Na semana passada, o escritor, crítico contumaz das novas tecnologias, ao receber o título de Doutor Honoris Causa em Comunicação e Cultura, em Turin (norte da Itália), tocou em um assunto que, ainda que seja ele um notório intelectual com profundidade temática em diversos assuntos, certamente tanto eu que aqui escrevo quanto você que me lê entende mais do que ele: as redes sociais.
Segundo Eco, a internet dá direito à palavra a uma “legião de imbecis” que antes falavam apenas “em um bar e depois de uma taça de vinho, sem prejudicar a coletividade”. Afirma Eco que, “normalmente, eles [os imbecis] eram imediatamente calados, mas agora eles têm o mesmo direito à palavra de um Prêmio Nobel”. E arrematou: “O drama da internet é que ela promoveu o idiota da aldeia a portador da verdade”.
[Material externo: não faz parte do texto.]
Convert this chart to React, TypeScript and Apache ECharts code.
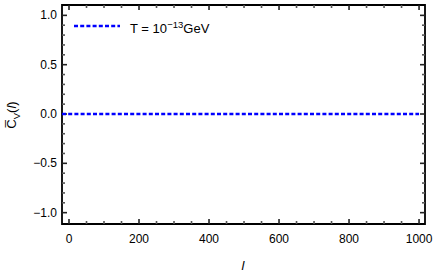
import React, { useEffect, useRef } from "react";
import * as echarts from "echarts";

const ellValues = [-20, 1000];
const cvValues = [0, 0];
const xMajorTicks = [0, 200, 400, 600, 800, 1000];
const xMinorTicks = [50, 100, 150, 250, 300, 350, 450, 500, 550, 650, 700, 750, 850, 900, 950];
const yMajorTicks = [-1, -0.5, 0, 0.5, 1];
const yMinorTicks = [-0.9, -0.8, -0.7, -0.6, -0.4, -0.3, -0.2, -0.1, 0.1, 0.2, 0.3, 0.4, 0.6, 0.7, 0.8, 0.9];
const seriesName = "T = 10^-13 GeV";

const X_MIN = -20;
const X_MAX = 1017;
const Y_MIN = -1.115;
const Y_MAX = 1.105;
const FONT = "Liberation Sans, Arial, sans-serif";

function fmtY(v: number) {
  const s = Math.abs(v).toFixed(1);
  return v < 0 ? "\u2212" + s : s;
}

export default function App() {
  const ref = useRef<HTMLDivElement>(null);
  useEffect(() => {
    if (!ref.current) return;
    const chart = echarts.init(ref.current, undefined, { renderer: "svg" });

    const xMajorData = xMajorTicks.map((v) => [v, 0]);
    const xMinorData = xMinorTicks.map((v) => [v, 0]);
    const yMajorData = yMajorTicks.map((v) => [0, v]);
    const yMinorData = yMinorTicks.map((v) => [0, v]);

    const xTickSeries = (data: number[][], len: number, stroke: string) => ({
      type: "custom",
      clip: false,
      data,
      renderItem: (params: any, api: any) => {
        const v = api.value(0);
        const b = api.coord([v, Y_MIN]);
        const t = api.coord([v, Y_MAX]);
        return {
          type: "group",
          children: [
            { type: "line", shape: { x1: b[0], y1: b[1], x2: b[0], y2: b[1] - len }, style: { stroke, lineWidth: 1.6 } },
            { type: "line", shape: { x1: t[0], y1: t[1], x2: t[0], y2: t[1] + len }, style: { stroke, lineWidth: 1.6 } },
          ],
        };
      },
    });
    const yTickSeries = (data: number[][], len: number, stroke: string) => ({
      type: "custom",
      clip: false,
      data,
      renderItem: (params: any, api: any) => {
        const v = api.value(1);
        const l = api.coord([X_MIN, v]);
        const r = api.coord([X_MAX, v]);
        return {
          type: "group",
          children: [
            { type: "line", shape: { x1: l[0], y1: l[1], x2: l[0] + len, y2: l[1] }, style: { stroke, lineWidth: 1.6 } },
            { type: "line", shape: { x1: r[0], y1: r[1], x2: r[0] - len, y2: r[1] }, style: { stroke, lineWidth: 1.6 } },
          ],
        };
      },
    });

    chart.setOption({
      animation: false,
      backgroundColor: "#fff",
      grid: {
        left: 62, top: 5, right: 11, bottom: 49,
        show: true, borderColor: "#000", borderWidth: 1.8,
      },
      xAxis: {
        type: "value",
        min: X_MIN,
        max: X_MAX,
        axisLine: { show: false },
        axisTick: { show: false },
        axisLabel: { show: true, customValues: xMajorTicks, margin: 9, fontSize: 12, color: "#000", fontFamily: FONT, formatter: (v: number) => String(v) },
        splitLine: { show: false },
      },
      yAxis: {
        type: "value",
        min: Y_MIN,
        max: Y_MAX,
        axisLine: { show: false },
        axisTick: { show: false },
        axisLabel: { show: true, customValues: yMajorTicks, margin: 5, fontSize: 12, color: "#000", fontFamily: FONT, formatter: (v: number) => fmtY(v) },
        splitLine: { show: false },
      },
      series: [
        xTickSeries(xMajorData, 5, "#222"),
        xTickSeries(xMinorData, 3, "#555"),
        yTickSeries(yMajorData, 5, "#222"),
        yTickSeries(yMinorData, 3, "#555"),
        {
          name: seriesName,
          type: "line",
          data: ellValues.map((l, i) => [l, cvValues[i]]),
          showSymbol: false,
          lineStyle: { color: "#0000ff", width: 2.6, type: [4, 2.2] },
        },
      ],
      graphic: [
        {
          type: "line",
          shape: { x1: 74, y1: 26, x2: 120, y2: 26 },
          style: { stroke: "#0000ff", lineWidth: 2.6, lineDash: [4, 2.2] },
        },
        {
          type: "text",
          x: 130,
          y: 27,
          style: {
            text: "{n|T = 10}{sup|\u221213}{n|GeV}",
            verticalAlign: "middle",
            fontFamily: FONT,
            rich: {
              n: { fontSize: 13, fontFamily: FONT, fill: "#000", verticalAlign: "bottom", lineHeight: 16 },
              sup: { fontSize: 9.5, fontFamily: FONT, fill: "#000", verticalAlign: "top", lineHeight: 16 },
            },
          },
        },
        {
          type: "text",
          x: 13,
          y: 115,
          rotation: Math.PI / 2,
          style: {
            text: "{c|C\u0305}{s|V}{p|(}{i|l}{p|)}",
            align: "center",
            verticalAlign: "middle",
            rich: {
              c: { fontSize: 13, fontFamily: FONT, fill: "#000", verticalAlign: "top", lineHeight: 17 },
              s: { fontSize: 9.5, fontFamily: FONT, fill: "#000", verticalAlign: "bottom", lineHeight: 17 },
              p: { fontSize: 13, fontFamily: FONT, fill: "#000", verticalAlign: "top", lineHeight: 17 },
              i: { fontSize: 13, fontFamily: FONT, fontStyle: "italic", fill: "#000", verticalAlign: "top", lineHeight: 17 },
            },
          },
        },
        {
          type: "text",
          x: 243,
          y: 265,
          style: {
            text: "l",
            align: "center",
            verticalAlign: "middle",
            fontSize: 13,
            fontStyle: "italic",
            fontFamily: FONT,
            fill: "#000",
          },
        },
      ],
    });
    return () => chart.dispose();
  }, []);
  return (
    <div
      ref={ref}
      style={{ position: "fixed", left: 0, top: 0, width: 436, height: 273, background: "#fff" }}
    />
  );
}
Estou aqui para concordar com o Eco e para analisar a sua brilhante constatação. De fato o escritor tem razão. Como duvidar dele? Idiotas de toda a ordem povoam as redes sociais. Mas o que o Eco não percebeu e que venho aqui ponderar é que os idiotas sempre tiveram a palavra, mesmo antes do advento da informatização.
Antes dela, gozavam da palavra muitos idiotas catedráticos. Seres dotados de conhecimento acadêmico, mas que, sem qualquer senso de humanidade, desfilavam as pérolas do seu conhecimento como se fosse exclusivamente seu, esquecidos de que centenas de pessoas laboraram para que aquele conhecimento se consolidasse, ao longo da história.
Antes dela, já gozam da palavra idiotas militarizados que estabeleciam verdades intocáveis e regras intransponíveis, cerceando atos e pensamentos.
Antes, valiam-se da palavra idiotas que, do alto de seus títulos, zombavam dos pequeninos situados lá embaixo, na pirâmide social, e estes tinham que agonizar calados diante das mazelas do mundo.
Antes da internet, estes e outros imbecis reinavam sozinhos, perfilando sua “vã filosofia” pelas cátedras, nos livros, em textos pouco compreensíveis, em dizeres enigmáticos, em tiradas de sarcasmo contra a massa inculta.
É preciso que alguém console o nobre escritor Umberto Eco, pois está democratizado o status de imbecil. Os primeiros já não reinam sozinhos e absolutos. Agora até quem não tem um Nobel, pasmem, pode achar-se gente e fazer uso da vez e da voz.